Essentially, they see the wood and the trees.

At KOMODO, we engage in a thorough client discovery process and create user stories as part of our development journey. We want to understand what a user is trying to accomplish when using your app or software. A project has acceptance criteria, which is what the coders need in the product. Our QA team will then check the app’s performance against these criteria.

Think of a simple function such as a button in your app. For a coder, the button is pretty straightforward - it must direct a user somewhere else. But for the QA, they must check it against acceptance criteria that goes deeper than just: ‘does this work or not?’

Instead, the button needs to behave correctly, not cause any errors when it presents new information. The QA team must check it doesn’t affect other parts of the app, be accessible on all devices, and fit within a brand’s existing design scheme.

The QA often tests each new code function independently, before checking through the app's performance as a whole. Once this new code snippet has passed the QA process, it's added to the main codebase.

Code Regression in the QA Process

A code regression is where a new addition to the code negatively impacts performance.

During each sprint, our QA process checks for code regressions with a regression run-through. We use 200+ manual tests on the application. These tests focus on maintaining the critical user flows through the app. Finally, we ensure that at the end of every dev sprint that the app still works - how it should. TA-DA!

Pull requests and QA testing help spot issues before we add them to the main codebase. It can identify any additional problems that occur even once the main codebase is running.

How a QA Process Works in Real-time

Imagine you come on board with KOMODO for a project.

We agree on user journeys - with specific stories established such as 'I want X to do Y so I can accomplish Z.'

Developers then build the functions needed to fulfil these stories - and the PR process actioned. Once the development team reviews the changes, the finished code passes to our QA team. They test the finished code against the story (do these changes let the user do Z?) and check for code regressions and bugs from a user's POV.

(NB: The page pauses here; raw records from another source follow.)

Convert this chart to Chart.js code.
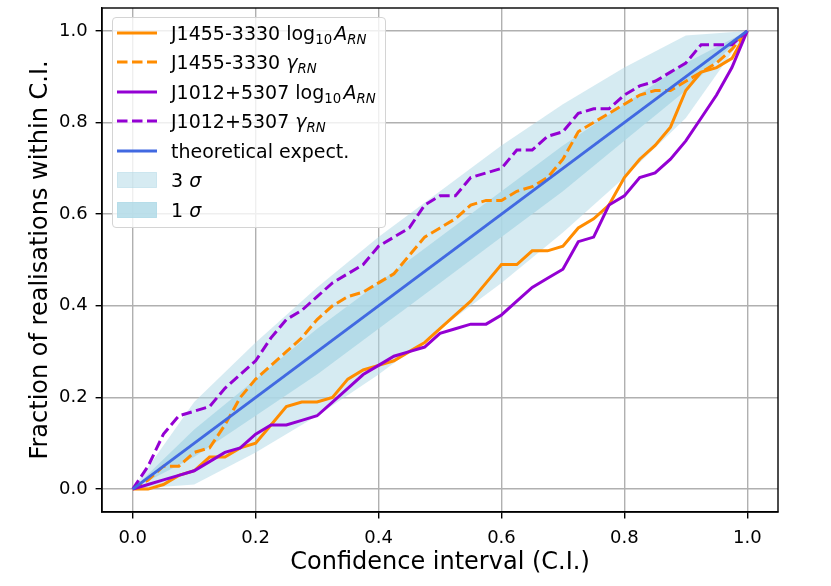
<!DOCTYPE html>
<html>
<head>
<meta charset="utf-8">
<script src="https://cdn.jsdelivr.net/npm/chart.js@4.4.1/dist/chart.umd.min.js"></script>
<style>
  body { margin: 0; background: #fff; }
  #wrap { position: relative; width: 831px; height: 586px; }
  #legend {
    position: absolute; left: 112px; top: 17px; width: 274px; height: 211px;
    box-sizing: border-box; background: rgba(255,255,255,0.8);
    border: 1px solid #d4d4d4; border-radius: 4px;
    font-family: "DejaVu Sans", sans-serif; font-size: 19px; color: #000;
    padding-top: 0px;
  }
  .row { height: 29.5px; display: flex; align-items: center; white-space: nowrap; }
  .handle { width: 40px; height: 16px; margin-left: 4px; margin-right: 14px; flex: none; }
  sub { font-size: 70%; vertical-align: -0.3em; line-height: 0; }
  .ma { margin-left: 0.12em; }
</style>
</head>
<body>
<div id="wrap">
  <canvas id="myChart" width="831" height="586"></canvas>
  <div id="legend"></div>
</div>
<script>
// confidence levels where the realisations were evaluated
var ciLevels = [0, 0.025, 0.05, 0.075, 0.1, 0.125, 0.15, 0.175, 0.2, 0.225, 0.25, 0.275, 0.3, 0.325, 0.35,
    0.375, 0.4, 0.425, 0.45, 0.475, 0.5, 0.525, 0.55, 0.575, 0.6, 0.625, 0.65, 0.675, 0.7, 0.725, 0.75,
    0.775, 0.8, 0.825, 0.85, 0.875, 0.9, 0.925, 0.95, 0.975, 1.0];

var j1455LogA = [0, 0.00, 0.01, 0.03, 0.04, 0.07, 0.07, 0.09, 0.10, 0.14, 0.18, 0.19, 0.19, 0.20, 0.24,
    0.26, 0.27, 0.28, 0.30, 0.32, 0.35, 0.38, 0.41, 0.45, 0.49, 0.49, 0.52, 0.52, 0.53, 0.57, 0.59,
    0.62, 0.68, 0.72, 0.75, 0.79, 0.87, 0.91, 0.92, 0.94, 1.0];
var j1455Gamma = [0, 0.02, 0.05, 0.05, 0.08, 0.09, 0.14, 0.20, 0.24, 0.27, 0.30, 0.33, 0.37, 0.40, 0.42,
    0.43, 0.45, 0.47, 0.51, 0.55, 0.57, 0.59, 0.62, 0.63, 0.63, 0.65, 0.66, 0.68, 0.72, 0.78, 0.80,
    0.82, 0.84, 0.86, 0.87, 0.87, 0.89, 0.91, 0.93, 0.96, 1.0];
var j1012LogA = [0, 0.01, 0.02, 0.03, 0.04, 0.06, 0.08, 0.09, 0.12, 0.14, 0.14, 0.15, 0.16, 0.19, 0.22,
    0.25, 0.27, 0.29, 0.30, 0.31, 0.34, 0.35, 0.36, 0.36, 0.38, 0.41, 0.44, 0.46, 0.48, 0.54, 0.55,
    0.62, 0.64, 0.68, 0.69, 0.72, 0.76, 0.81, 0.86, 0.92, 1.0];
var j1012Gamma = [0, 0.05, 0.12, 0.16, 0.17, 0.18, 0.22, 0.25, 0.28, 0.33, 0.37, 0.39, 0.42, 0.45, 0.47,
    0.49, 0.53, 0.55, 0.57, 0.62, 0.64, 0.64, 0.68, 0.69, 0.70, 0.74, 0.74, 0.77, 0.78, 0.82, 0.83,
    0.83, 0.86, 0.88, 0.89, 0.91, 0.93, 0.97, 0.97, 0.97, 1.0];

// theoretical expectation
var theoryX = [0, 1];
var theoryY = [0, 1];

// credible bands
var bandLevels = [0, 0.1, 0.2, 0.3, 0.4, 0.5, 0.6, 0.7, 0.8, 0.9, 1.0];
var sigma3Lower = [0, 0.01, 0.08, 0.16, 0.25, 0.35, 0.45, 0.56, 0.68, 0.81, 1.0];
var sigma3Upper = [0, 0.19, 0.32, 0.44, 0.55, 0.65, 0.75, 0.84, 0.92, 0.99, 1.0];
var sigma1Lower = [0, 0.07, 0.16, 0.25, 0.35, 0.45, 0.55, 0.65, 0.76, 0.87, 1.0];
var sigma1Upper = [0, 0.13, 0.24, 0.35, 0.45, 0.55, 0.65, 0.75, 0.84, 0.93, 1.0];

var tickValues = [0, 0.2, 0.4, 0.6, 0.8, 1.0];

var ORANGE = '#ff8c00';
var VIOLET = '#9400d3';
var BLUE = '#4169e1';
var BAND3 = 'rgba(173, 216, 230, 0.5)';
var BAND1 = 'rgba(173, 216, 230, 0.8)';
var LW = 3;
var DASH = [10.5, 4.5];

function pts(xs, ys) {
    return xs.map(function(x, i) { return {x: x, y: ys[i]}; });
}

function curve(label, ys, color, dashed, order) {
    return {
        label: label,
        data: pts(ciLevels, ys),
        borderColor: color,
        borderWidth: LW,
        borderDash: dashed ? DASH : [],
        pointRadius: 0,
        fill: false,
        order: order
    };
}

function band(lower, upper, color, order) {
    return [{
        label: 'lower',
        data: pts(bandLevels, lower),
        borderWidth: 0,
        pointRadius: 0,
        fill: false,
        order: order
    }, {
        label: 'upper',
        data: pts(bandLevels, upper),
        borderWidth: 0,
        pointRadius: 0,
        backgroundColor: color,
        fill: '-1',
        order: order
    }];
}

var datasets = [].concat(
    band(sigma3Lower, sigma3Upper, BAND3, 9),
    band(sigma1Lower, sigma1Upper, BAND1, 8),
    [
        curve('J1455-3330 log10 A_RN', j1455LogA, ORANGE, false, 4),
        curve('J1455-3330 gamma_RN', j1455Gamma, ORANGE, true, 3),
        curve('J1012+5307 log10 A_RN', j1012LogA, VIOLET, false, 2),
        curve('J1012+5307 gamma_RN', j1012Gamma, VIOLET, true, 1),
        {
            label: 'theoretical expect.',
            data: pts(theoryX, theoryY),
            borderColor: BLUE,
            borderWidth: LW,
            pointRadius: 0,
            fill: false,
            order: 0
        }
    ]
);

var frame = {
    id: 'frame',
    afterDraw: function(chart) {
        var a = chart.chartArea, ctx = chart.ctx;
        ctx.save();
        ctx.strokeStyle = '#000';
        ctx.lineWidth = 1.4;
        ctx.strokeRect(a.left, a.top, a.right - a.left, a.bottom - a.top);
        ctx.restore();
    }
};

function axis(title, fitFn, titlePad, tickPad) {
    return {
        type: 'linear',
        min: -0.05,
        max: 1.05,
        afterBuildTicks: function(s) {
            s.ticks = tickValues.map(function(v) { return {value: v}; });
        },
        afterFit: fitFn,
        ticks: {
            callback: function(v) { return v.toFixed(1); },
            font: {family: 'DejaVu Sans', size: 18},
            color: '#000',
            padding: tickPad,
            maxRotation: 0
        },
        grid: {
            color: '#b0b0b0',
            lineWidth: 1.4,
            tickColor: '#000',
            tickLength: 6.4
        },
        border: {color: '#000', width: 1.4},
        title: {
            display: true,
            text: title,
            color: '#000',
            font: {family: 'DejaVu Sans', size: 24},
            padding: titlePad
        }
    };
}

var ctx = document.getElementById('myChart').getContext('2d');
var myChart = new Chart(ctx, {
    type: 'line',
    data: {datasets: datasets},
    options: {
        responsive: false,
        animation: false,
        layout: {padding: {top: 8, right: 53, left: 0, bottom: 0}},
        scales: {
            x: axis('Confidence interval (C.I.)', function(s) {
                s.height = 74; s.paddingLeft = 0; s.paddingRight = 0;
            }, {top: 0, bottom: 9}, 9),
            y: axis('Fraction of realisations within C.I.', function(s) {
                s.width = 102; s.paddingTop = 0; s.paddingBottom = 0;
            }, {top: 26, bottom: 0}, 8)
        },
        plugins: {
            legend: {display: false},
            tooltip: {enabled: false}
        }
    },
    plugins: [frame]
});

// legend with math-style labels
function lineHandle(color, dashed) {
    return '<svg class="handle" viewBox="0 0 40 16"><line x1="0" y1="8" x2="40" y2="8" stroke="' + color +
        '" stroke-width="' + LW + '"' + (dashed ? ' stroke-dasharray="' + DASH.join(' ') + '"' : '') + '/></svg>';
}
function patchHandle(color) {
    return '<svg class="handle" viewBox="0 0 40 16"><rect x="0.5" y="0.5" width="39" height="15" fill="' + color +
        '" stroke="' + color + '"/></svg>';
}
var legendRows = [
    [lineHandle(ORANGE, false), 'J1455-3330 log<sub>10</sub><i class="ma">A</i><sub><i>RN</i></sub>'],
    [lineHandle(ORANGE, true), 'J1455-3330 <i>γ</i><sub><i>RN</i></sub>'],
    [lineHandle(VIOLET, false), 'J1012+5307 log<sub>10</sub><i class="ma">A</i><sub><i>RN</i></sub>'],
    [lineHandle(VIOLET, true), 'J1012+5307 <i>γ</i><sub><i>RN</i></sub>'],
    [lineHandle(BLUE, false), 'theoretical expect.'],
    [patchHandle(BAND3), '3 <i>σ</i>'],
    [patchHandle(BAND1), '1 <i>σ</i>']
];
document.getElementById('legend').innerHTML = legendRows.map(function(r) {
    return '<div class="row">' + r[0] + '<span>' + r[1] + '</span></div>';
}).join('');
</script>
</body>
</html>
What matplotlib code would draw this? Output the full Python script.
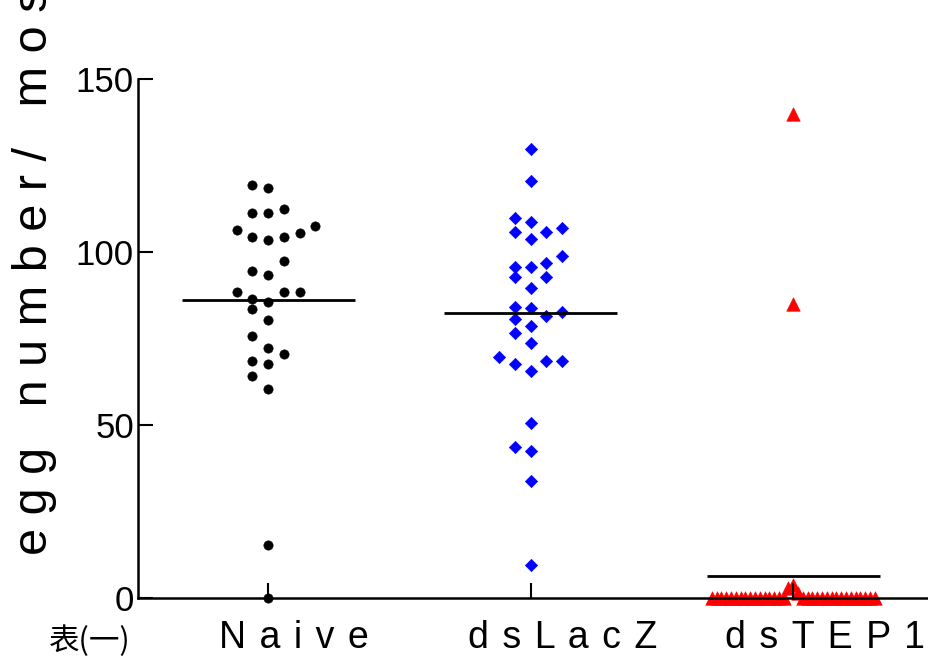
import numpy as np
import matplotlib
matplotlib.use("Agg")
import matplotlib.pyplot as plt
from matplotlib.transforms import offset_copy

plt.rcParams['font.family'] = ['Liberation Sans', 'DejaVu Sans']

# Datos (numero de huevos por mosquito)
grupos = ['Naive', 'dsLacZ', 'dsTEP1']
naive = [119.4, 118.5, 112.4, 111.4, 111.4, 107.4, 106.4, 105.6, 104.3, 104.3,
         103.5, 97.5, 94.5, 93.4, 88.4, 88.4, 88.4, 86.4, 85.5, 83.4,
         80.4, 75.6, 72.3, 70.6, 68.4, 67.5, 64.3, 60.4, 15.4, 0]
dslacz = [129.7, 120.6, 109.8, 108.8, 106.8, 105.8, 105.8, 103.7, 98.7, 96.7,
          95.8, 95.8, 92.7, 92.7, 89.7, 84.0, 83.8, 82.6, 81.6, 80.7,
          78.7, 76.7, 73.6, 69.6, 68.6, 68.6, 67.7, 65.6, 50.6, 43.6,
          42.5, 33.7, 9.5]
dstep1 = [139.8, 84.9, 3.7, 2.8, 1.5,
          0, 0, 0, 0, 0, 0, 0, 0, 0, 0, 0, 0, 0, 0, 0, 0,
          0, 0, 0, 0, 0, 0, 0, 0, 0, 0, 0, 0, 0, 0, 0, 0]
y_ticks = [0, 50, 100, 150]
y_label = 'egg number/ mos'
nota = '表(一)'

datos = [naive, dslacz, dstep1]
marcadores = ['o', 'D', '^']
tamanos = [45, 40, 95]
colores = ['black', '#0000FF', '#FF0000']


def columna_dispersa(valores, alto_fila=4.25, paso=0.06, medio_max=0.31):
    # reparte los puntos en filas y los separa horizontalmente (tipo Prism)
    valores = np.asarray(valores, dtype=float)
    orden = np.argsort(valores, kind='stable')
    desp = np.zeros(len(valores))
    huecos = [0, -1, 1]
    for m in range(2, 40):
        huecos += [m, -m]
    i = 0
    while i < len(orden):
        inicio = valores[orden[i]]
        j = i
        while j < len(orden) and valores[orden[j]] < inicio + alto_fila:
            j += 1
        fila = orden[i:j]
        slots = np.array(huecos[:len(fila)])
        p = paso
        if len(fila) > 1 and np.abs(slots).max() * paso > medio_max:
            # fila demasiado ancha: se comprime y se centra en los valores altos
            p = medio_max / np.abs(slots).max()
            fila = fila[::-1]
        desp[fila] = slots * p
        i = j
    return desp


fig = plt.figure(figsize=(9.29, 6.59), dpi=100)
ax = fig.add_axes([138 / 929, 1 - 598 / 659, 1 - 138 / 929, (598 - 79) / 659])

for k, vals in enumerate(datos):
    x = k + columna_dispersa(vals)
    ax.scatter(x, vals, marker=marcadores[k], s=tamanos[k], color=colores[k],
               edgecolors=colores[k], linewidths=0.4, clip_on=False, zorder=1)
    media = np.mean(vals)
    ax.hlines(media, k - 0.33, k + 0.33, color='black', lw=2, zorder=2)

ax.set_xlim(-0.496, 2.517)
ax.set_ylim(0, 150)
ax.set_yticks(y_ticks)
ax.set_yticklabels([str(v) for v in y_ticks], fontsize=25)
ax.set_xticks(range(len(grupos)))
ax.set_xticklabels([''] * len(grupos))
ax.tick_params(direction='in', length=11, width=1.5, color='black')
ax.tick_params(axis='y', pad=3)
for lado in ['top', 'right']:
    ax.spines[lado].set_visible(False)
for lado in ['left', 'bottom']:
    ax.spines[lado].set_linewidth(1.8)

# etiquetas del eje x con letras espaciadas
fig.canvas.draw()
render = fig.canvas.get_renderer()
sep = ' \u200a'
for k, g in enumerate(grupos):
    tmp = fig.text(0, 0, g, fontsize=27)
    w = tmp.get_window_extent(render).width
    tmp.remove()
    trans = offset_copy(ax.get_xaxis_transform(), fig=fig, x=-w / 2 - 1, y=-22, units='dots')
    ax.text(k, 0, sep.join(g), transform=trans, fontsize=27, ha='left', va='top',
            clip_on=False)

fig.text(35 / 929, 1 - 555 / 659, ' '.join(y_label), rotation=90, fontsize=35,
         ha='center', va='bottom')
fig.text(90 / 929, 1 - 641 / 659, nota, fontsize=22,
         family=['Noto Sans CJK SC', 'DejaVu Sans'], ha='center', va='center')

fig.savefig('out.png', dpi=100)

If everything is correct, the code merges into the main codebase. The best QA process repeats for every code change done within a sprint. If you need a feature launched quickly, a QA can check the code for that feature and merges it into the main code first, rather than waiting until the end of the sprint.

Furthermore, quality assurance carries out processes that developers never even consider.

For example, if a team codes in a log-in functionality, they can use the pull request process to ensure users can enter their details and get into the app.

They do not, however, consider practicalities and user quirks, as a QA does.

A good QA tester would take that log-in process, and test for unknowns such as extremely long names, logging in without any details entered, whether the log-in screen masks a critical button, whether it breaks something else in the app, and so much more.



How to Avoid Buggy Software

At KOMODO, the combination of pull requests and QA testing has led us to create a regression pack, which has been built up throughout various sprints during our 18 years in the business, to test the critical functions of any app. The regression pack lists various functionality asking questions like: ‘This is what should happen, does it?’

The pack allows us to spot issues and then alert you, the product owner, because - beyond best practice - ultimately it’s up to you to decide how critical an issue may be.

For example, a colour displaying incorrectly may seem a minor error to a dev or QA tester, but to a client whose users with colour vision deficiency (CVD), this would be critical and prevent release. Every project is different.

So whether we inherit code or build it from scratch, the PR and QA process helps us spot bugs, elevate them to our team and then to a client. We can prioritise our order of fixes, prevent the release of new versions and control how a project is delivered to users.

Without these processes done on each sprint, each new release/update would be a blind jump into the unknown - resulting in the same kind of buggy as F%&K software that plagues the world now.